World's first tool for low-temperature carbon nanotube growth starts trials
The exploitation of the incredible mechanical and electrical properties of carbon nanotubes in precision applications such as integrated circuits and flat panel displays has been hindered by current growth techniques, which can elevate substrate temperatures to 1000 degrees C or more, resulting in damage or material compatibility issues. In contrast, the NanoGrowth tool, which is designed to deliver nanomaterial growth across areas up to three inches in diameter, employs a unique thermal control system to maintain the growth substrate at room temperature.
"The goal of this tool is to make precision carbon nanotube fabrication possible at low temperatures, together with a scale of growth area that is suitable for many high technology applications," says Ben Jensen of CEVP. "We believe it will be the first platform for making carbon nanotubes and nanowires a practical proposition in commercial high technology applications."
The equipment is a joint venture between CEVP - a leader in the provision of plasma process tools to research institutions and semiconductor manufacturers - and ATI at the University of Surrey, one of the UK’s leading professional, scientific and technological universities. The partners have collaborated to develop a plasma-enhanced chemical vapour deposition (PECVD) and vacuum process that is optimised for the growth of carbon nanotubes with highly controlled properties such as density, length and position. Special control sequences are also provided to make carbon nanotubes 'flower', for large surface area applications.
The integrated thermal control system maintains the work area substrate at room temperatures during processing, allowing carbon nanotube materials to be grown with precision - even on highly heat sensitive materials such as plastic. The tool may also be used to grow related nanomaterials including doped silicon nanowires and metal oxide nanowires on suitable substrates.
"The high degree of thermal control and automation offered by this tool allows more precise control of growth parameters, for accurate and repeatable processing," says Professor Ravi Silva, Director of the Advanced Technology Institute (ATI).
Processing capability is highly programmable, providing great flexibility for research or development use. User-friendly software - a version of CEVP's field-proven SCADA (supervisory control and data acquisition) package - gives fine control over all stages of processing via graphical MIMIC-style displays. As part of the beta testing phase, ATI and CEVP will be creating generic nanotube and nanowire recipes that will be provided with the tool, which offer ready-to-use growth processes. Users will also have full manual control, and will be able to adapt these recipes, or create their own custom processes using a menu-driven user interface to control gas flow rates, voltage and current levels, RF power, temperatures, etc. Sophisticated data-logging, trending and batch tracking facilities help users to develop and document their own processes, to optimise recipes for commercial production. Remote monitoring is also possible.
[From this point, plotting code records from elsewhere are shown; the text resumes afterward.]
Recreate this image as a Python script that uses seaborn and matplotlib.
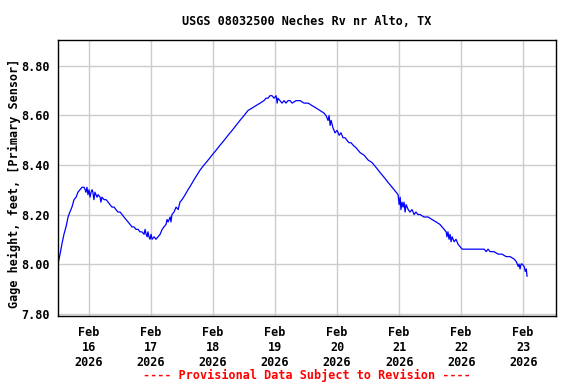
import matplotlib
matplotlib.use("Agg")
import matplotlib.pyplot as plt
import matplotlib.dates as mdates
import seaborn as sns
import pandas as pd
import numpy as np

# gage readings: hours after 2026-02-15 12:00 and height in feet
hours = [0, 0.8, 1.5, 2.3, 3.1, 3.9, 4.6, 5.4, 6.2, 7.0, 7.7, 8.5, 9.3, 10.1, 10.5,
         10.8, 11.2, 11.6, 12.0, 12.4, 12.8, 13.2, 13.5, 13.9, 14.3, 14.7, 15.1, 15.5,
         16.3, 16.6, 17.0, 17.8, 18.6, 19.4, 20.1, 20.9, 21.7, 22.4, 23.2, 24.0, 24.8,
         25.5, 26.3, 27.1, 27.9, 28.6, 29.4, 30.2, 31.0, 31.7, 32.5, 33.3, 33.7, 34.1,
         34.5, 34.8, 35.2, 35.6, 36.0, 36.4, 37.2, 37.9, 38.7, 39.5, 40.3, 41.0, 41.8,
         42.2, 42.6, 43.4, 43.7, 44.1, 44.9, 45.7, 46.5, 47.2, 48.0, 49.2, 50.3, 51.5,
         52.6, 53.8, 55.0, 56.5, 58.1, 59.6, 61.2, 62.7, 64.3, 65.8, 67.4, 68.9, 70.4,
         72.0, 73.5, 75.1, 76.6, 78.2, 79.7, 80.5, 81.3, 82.0, 82.8, 83.6, 84.4, 84.8,
         85.1, 85.9, 86.7, 87.5, 88.2, 89.0, 89.8, 90.6, 92.1, 93.7, 95.2, 96.8, 98.3,
         99.9, 101.4, 102.9, 103.7, 104.5, 104.9, 105.3, 105.7, 106.4, 107.2, 108.0,
         108.8, 109.5, 110.3, 111.1, 111.8, 112.6, 113.4, 114.2, 115.3, 116.9, 118.4,
         120.0, 121.5, 123.1, 124.6, 126.2, 127.7, 129.3, 130.8, 131.6, 132.0, 132.4,
         132.7, 133.1, 133.5, 133.9, 134.3, 134.7, 135.5, 136.2, 137.0, 137.8, 138.5,
         139.3, 140.1, 141.6, 143.2, 144.7, 146.3, 147.8, 148.6, 149.4, 150.2, 150.5,
         150.9, 151.3, 151.7, 152.1, 152.5, 153.3, 154.0, 154.8, 155.6, 156.4, 157.1,
         158.7, 160.2, 161.8, 163.3, 164.9, 165.7, 166.4, 167.2, 168.7, 170.3, 171.8,
         173.4, 174.9, 176.5, 177.3, 178.1, 178.4, 178.8, 179.2, 179.6, 180.4, 180.8,
         181.2, 181.5]

gage_ft = [8.00, 8.04, 8.08, 8.12, 8.15, 8.19, 8.21, 8.23, 8.26, 8.27, 8.29, 8.30, 8.31, 8.31, 8.30,
           8.29, 8.31, 8.28, 8.30, 8.27, 8.29, 8.30, 8.29, 8.26, 8.29, 8.28, 8.27, 8.28,
           8.27, 8.25, 8.27, 8.26, 8.26, 8.25, 8.24, 8.23, 8.23, 8.22, 8.21, 8.21, 8.20,
           8.19, 8.18, 8.17, 8.16, 8.15, 8.15, 8.14, 8.14, 8.13, 8.13, 8.12, 8.14, 8.12,
           8.11, 8.13, 8.11, 8.10, 8.12, 8.10, 8.11, 8.10, 8.11, 8.12, 8.14, 8.15, 8.16,
           8.18, 8.17, 8.19, 8.17, 8.20, 8.21, 8.23, 8.22, 8.25, 8.26, 8.28, 8.30, 8.32,
           8.34, 8.36, 8.38, 8.40, 8.42, 8.44, 8.46, 8.48, 8.50, 8.52, 8.54, 8.56, 8.58,
           8.60, 8.62, 8.63, 8.64, 8.65, 8.66, 8.67, 8.67, 8.68, 8.68, 8.67, 8.68, 8.65,
           8.67, 8.66, 8.65, 8.66, 8.65, 8.66, 8.66, 8.65, 8.66, 8.66, 8.65, 8.65, 8.64,
           8.63, 8.62, 8.61, 8.60, 8.58, 8.60, 8.56, 8.58, 8.55, 8.53, 8.54,
           8.52, 8.53, 8.51, 8.51, 8.50, 8.49, 8.49, 8.48, 8.47, 8.45, 8.44,
           8.42, 8.41, 8.39, 8.37, 8.35, 8.33, 8.31, 8.29, 8.28, 8.24, 8.27,
           8.22, 8.25, 8.23, 8.25, 8.21, 8.24, 8.22, 8.21, 8.22, 8.20, 8.21,
           8.20, 8.20, 8.19, 8.19, 8.18, 8.17, 8.16, 8.15, 8.14, 8.13, 8.11,
           8.13, 8.10, 8.12, 8.09, 8.11, 8.09, 8.10, 8.08, 8.07, 8.06, 8.06,
           8.06, 8.06, 8.06, 8.06, 8.06, 8.05, 8.06, 8.05, 8.05, 8.04, 8.04,
           8.03, 8.03, 8.02, 8.01, 7.99, 8.00, 7.98, 8.00, 8.00, 7.99, 7.97,
           7.98, 7.95]

y_ticks = [7.80, 8.00, 8.20, 8.40, 8.60, 8.80]

start = pd.Timestamp("2026-02-15 12:00")
df = pd.DataFrame({
    "time": start + pd.to_timedelta(hours, unit="h"),
    "gage": gage_ft,
})

sns.set_style("whitegrid")
plt.rcParams["font.family"] = ["DejaVu Sans Mono"]
plt.rcParams["font.weight"] = "bold"
plt.rcParams["text.color"] = "black"
plt.rcParams["axes.labelcolor"] = "black"

fig = plt.figure(figsize=(5.76, 3.84), dpi=100)
ax = fig.add_axes([58 / 576, 1 - 316 / 384, 498 / 576, 276 / 384])

sns.lineplot(data=df, x="time", y="gage", ax=ax, color="#0000ff", linewidth=0.9)

ax.set_xlim(start, start + pd.Timedelta(hours=192.7))
ax.set_ylim(7.79, 8.905)
ax.set_yticks(y_ticks)
ax.set_yticklabels([f"{v:.2f}" for v in y_ticks])

ax.xaxis.set_major_locator(mdates.DayLocator())
ax.xaxis.set_major_formatter(mdates.DateFormatter("%b\n%d\n%Y"))
for lbl in ax.get_xticklabels():
    lbl.set_multialignment("center")
    lbl.set_fontweight("bold")
for lbl in ax.get_yticklabels():
    lbl.set_fontweight("bold")

ax.tick_params(axis="both", length=0, labelsize=8.5, colors="black")
ax.tick_params(axis="x", pad=7)
ax.tick_params(axis="y", pad=6)

ax.grid(True, color="#cccccc", linewidth=1)
for s in ax.spines.values():
    s.set_color("black")
    s.set_linewidth(1)

ax.set_xlabel("")
ax.set_ylabel("Gage height, feet, [Primary Sensor]", fontsize=8.5,
              fontweight="bold", color="black")
ax.yaxis.set_label_coords(-0.075, 0.48)
ax.set_title("USGS 08032500 Neches Rv nr Alto, TX", fontsize=8.5,
             fontweight="bold", color="black", pad=11)

ax.text(0.5, -0.215, "---- Provisional Data Subject to Revision ----",
        transform=ax.transAxes, ha="center", va="center", color="red",
        fontsize=8.5, fontweight="bold")

fig.savefig("out.png", dpi=100)
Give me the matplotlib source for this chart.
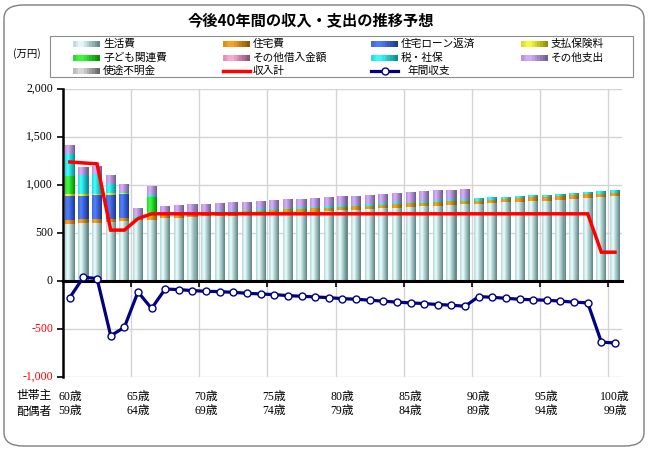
import matplotlib.pyplot as plt
import numpy as np
from matplotlib.colors import to_rgb
from matplotlib.patches import Rectangle, FancyBboxPatch
from matplotlib.lines import Line2D

plt.rcParams['font.family'] = ['Noto Sans CJK JP', 'DejaVu Sans']

# ---- data (万円) -------------------------------------------------------
ages = np.arange(60, 101)
head_labels = ['60歳', '65歳', '70歳', '75歳', '80歳', '85歳', '90歳', '95歳', '100歳']
spouse_labels = ['59歳', '64歳', '69歳', '74歳', '79歳', '84歳', '89歳', '94歳', '99歳']

living = [595, 605, 608, 615, 620, 640, 635, 653, 659, 667, 673, 675, 681, 689,
          695, 700, 709, 714, 720, 725, 735, 739, 748, 756, 765, 771, 777, 785,
          791, 800, 800, 808, 818, 828, 834, 838, 848, 858, 866, 874, 884]
housing = [38, 38, 40, 35, 35, 15, 37, 38, 38, 38, 38, 38, 38, 38, 38, 38, 38,
           38, 38, 38, 38, 38, 38, 38, 38, 38, 38, 38, 38, 38, 37, 37, 37, 37,
           37, 37, 37, 37, 37, 37, 37]
loan = [256, 246, 245, 250, 250, 0, 0, 0, 0, 0, 0, 0, 0, 0, 0, 0, 0, 0, 0, 0, 0,
        0, 0, 0, 0, 0, 0, 0, 0, 0, 0, 0, 0, 0, 0, 0, 0, 0, 0, 0, 0]
insurance = [17, 13, 13, 15, 12, 0, 0, 0, 0, 0, 0, 0, 0, 0, 0, 0, 0, 0, 0, 0, 0,
             0, 0, 0, 0, 0, 0, 0, 0, 0, 0, 0, 0, 0, 0, 0, 0, 0, 0, 0, 0]
child = [190, 0, 0, 0, 0, 0, 200, 0, 0, 0, 0, 0, 0, 0, 0, 0, 0, 0, 0, 0, 0, 0,
         0, 0, 0, 0, 0, 0, 0, 0, 0, 0, 0, 0, 0, 0, 0, 0, 0, 0, 0]
other_debt = [0] * 41
tax = [230, 205, 209, 100, 11, 24, 27, 10, 10, 11, 11, 12, 12, 13, 13, 14, 14,
       15, 15, 16, 16, 17, 17, 18, 18, 19, 19, 20, 20, 21, 25, 25, 25, 25, 25,
       25, 25, 25, 25, 25, 25]
other = [86, 83, 80, 85, 85, 85, 87, 82, 83, 84, 85, 86, 87, 88, 89, 90, 91, 92,
         93, 94, 95, 96, 97, 98, 99, 100, 101, 102, 103, 104, 0, 0, 0, 0, 0, 0,
         0, 0, 0, 0, 0]
unknown = [0] * 41

income = [1240, 1230, 1220, 530, 530, 650, 700, 700, 700, 700, 700, 700, 700,
          700, 700, 700, 700, 700, 700, 700, 700, 700, 700, 700, 700, 700, 700,
          700, 700, 700, 700, 700, 700, 700, 700, 700, 700, 700, 700, 300, 300]
balance = [-172, 40, 25, -570, -483, -114, -286, -83, -90, -100, -107, -111,
           -118, -128, -135, -142, -152, -159, -166, -173, -184, -190, -200,
           -210, -220, -228, -235, -245, -252, -263, -162, -170, -180, -190,
           -196, -200, -210, -220, -228, -636, -646]

series = [
    ('生活費', living, '#e8ffff', '#5a8282'),
    ('住宅費', housing, '#ffa726', '#8c5200'),
    ('住宅ローン返済', loan, '#5080ff', '#1c3590'),
    ('支払保険料', insurance, '#ffff40', '#8a8a00'),
    ('子ども関連費', child, '#40ff40', '#008a00'),
    ('その他借入金額', other_debt, '#ffb0d8', '#8c4a6a'),
    ('税・社保', tax, '#40ffff', '#008a8a'),
    ('その他支出', other, '#d8b0ff', '#6a5a8a'),
    ('使途不明金', unknown, '#e0e0e0', '#606060'),
]


def shade(c1, c2, t):
    # cylinder look: bright a bit left of centre, dark on the right
    if t < 0.3:
        f = 0.35 * (1 - t / 0.3)
    else:
        f = (t - 0.3) / 0.7
    a, b = np.array(to_rgb(c1)), np.array(to_rgb(c2))
    return tuple((1 - f) * a + f * b)


fig = plt.figure(figsize=(6.48, 4.5), dpi=100)
fig.patches.append(FancyBboxPatch((4 / 648, 4 / 450), 640 / 648, 441 / 450,
                                  boxstyle='round,pad=0,rounding_size=0.03',
                                  transform=fig.transFigure, fill=False,
                                  edgecolor='#7f7f7f', linewidth=1.0))
ax = fig.add_axes([63 / 648, 1 - 377 / 450, 558.8 / 648, 288 / 450])

x = np.arange(len(ages))
w = 0.74
n_sl = 10
bottom = np.zeros(len(ages))
for name, vals, c1, c2 in series:
    vals = np.array(vals, dtype=float)
    for k in range(n_sl):
        col = shade(c1, c2, (k + 0.5) / n_sl)
        ax.bar(x - w / 2 + k * w / n_sl, vals, w / n_sl * 1.08, bottom=bottom,
               align='edge', color=col, linewidth=0, zorder=2)
    bottom += vals

ax.plot(x, income, color='#ff0000', lw=2.5, zorder=4, solid_joinstyle='miter')
ax.plot(x, balance, color='#000080', lw=2.3, marker='o', ms=5,
        mfc='white', mec='#000080', mew=1.0, zorder=5)

ax.set_xlim(-0.5, 40.5)
ax.set_ylim(-1000, 2000)
ax.set_yticks(np.arange(-1000, 2001, 500))
ax.set_yticklabels([])
ax.set_xticks(np.arange(4.5, 40, 5))
ax.set_xticklabels([])
ax.set_axisbelow(True)
ax.grid(True, color='#d4d4d4', lw=1.0)
for s in ['top', 'right']:
    ax.spines[s].set_visible(False)
ax.spines['bottom'].set_position(('data', 0))
ax.spines['bottom'].set_linewidth(2.2)
ax.spines['bottom'].set_zorder(3)
ax.spines['left'].set_linewidth(1.8)
ax.tick_params(axis='x', direction='out', length=4, width=1.2)
ax.tick_params(axis='y', direction='out', length=4, width=1.2)

for v in np.arange(-1000, 2001, 500):
    ax.text(-0.018, v, f'{v:,}', transform=ax.get_yaxis_transform(),
            ha='right', va='center', fontsize=8.5, family='Liberation Serif',
            color='red' if v < 0 else 'black')

lab_fam = ['Liberation Serif', 'Noto Sans CJK JP']
for i, (h, s) in enumerate(zip(head_labels, spouse_labels)):
    ax.text(i * 5, -0.069, h, transform=ax.get_xaxis_transform(), ha='center',
            va='center', fontsize=8.5, family=lab_fam)
    ax.text(i * 5, -0.118, s, transform=ax.get_xaxis_transform(), ha='center',
            va='center', fontsize=8.5, family=lab_fam)
fig.text(34 / 648, 1 - 396 / 450, '世帯主', ha='center', va='center', fontsize=8.5)
fig.text(34 / 648, 1 - 411 / 450, '配偶者', ha='center', va='center', fontsize=8.5)

fig.text(311 / 648, 1 - 20 / 450, '今後40年間の収入・支出の推移予想', ha='center',
         va='center', fontsize=11, fontweight='bold')
fig.text(27 / 648, 1 - 54 / 450, '(万円)', ha='center', va='center', fontsize=7.5)

# ---- legend (drawn by hand, 4 columns) --------------------------------
fig.patches.append(Rectangle((50 / 648, 1 - 77 / 450), 583 / 648, 41 / 450,
                             transform=fig.transFigure, fill=False,
                             edgecolor='#8c8c8c', lw=0.8))
col_x = [73, 223, 371, 521]
row_y = [44, 58, 71]
sw_w, sw_h = 27, 6
entries = [(s[0], s[2], s[3]) for s in series] + [('収入計', None, None), ('年間収支', None, None)]
for j, (name, c1, c2) in enumerate(entries):
    cx, cy = col_x[j % 4], row_y[j // 4]
    if c1 is not None:
        for k in range(n_sl):
            col = shade(c1, c2, (k + 0.5) / n_sl)
            fig.patches.append(Rectangle(((cx + k * sw_w / n_sl) / 648, 1 - (cy + sw_h / 2) / 450),
                                         sw_w / n_sl * 1.1 / 648, sw_h / 450,
                                         transform=fig.transFigure, color=col, lw=0))
        tx = cx + 30
    elif name == '収入計':
        fig.lines.append(Line2D([cx / 648, (cx + sw_w) / 648], [1 - cy / 450] * 2,
                                transform=fig.transFigure, color='#ff0000', lw=2.5))
        tx = cx + 30
    else:
        fig.lines.append(Line2D([cx / 648, (cx + sw_w) / 648], [1 - cy / 450] * 2,
                                transform=fig.transFigure, color='#000080', lw=2.3))
        fig.lines.append(Line2D([(cx + sw_w / 2) / 648], [1 - cy / 450],
                                transform=fig.transFigure, marker='o', ms=5,
                                mfc='white', mec='#000080', mew=1.0))
        tx = cx + 36
    fig.text(tx / 648, 1 - cy / 450, name, ha='left', va='center', fontsize=7.7)

fig.savefig('out.png', dpi=100)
The tool has also been constructed using modular design principles, which is helpful to R&D work as it facilitates customisation and upgradeability.
The University of Surrey’s ATI has been active in the nanotechnology field for some eight years, working for sponsors in areas including defence. It first described its ground-breaking room temperature growth process in Nature Materials in 2002, and this has subsequently been patented. ATI's work since then has improved the process, and made it capable of growing material across much larger substrate areas. During the development of this tool, the collaboration with CEVP has also resulted in numerous refinements that have helped to convert the laboratory technique into a practical manufacturing process, and CEVP is in the process of patenting these techniques.
The precision control and scale of growth offered by the new tool is expected to be of considerable use in both academic and commercial laboratories, for the development of practical nanomaterial production techniques for high technology applications. Likely applications include low-resistance nanowires in integrated circuits, semiconducting nanotubes for fabricating high performance transistors, micro-miniature heatsinks, ultra-tough polymer composites, gas sensors, and light sources for flat panel displays - which because of the lower processing temperatures could now be fabricated on low-cost soda lime glass.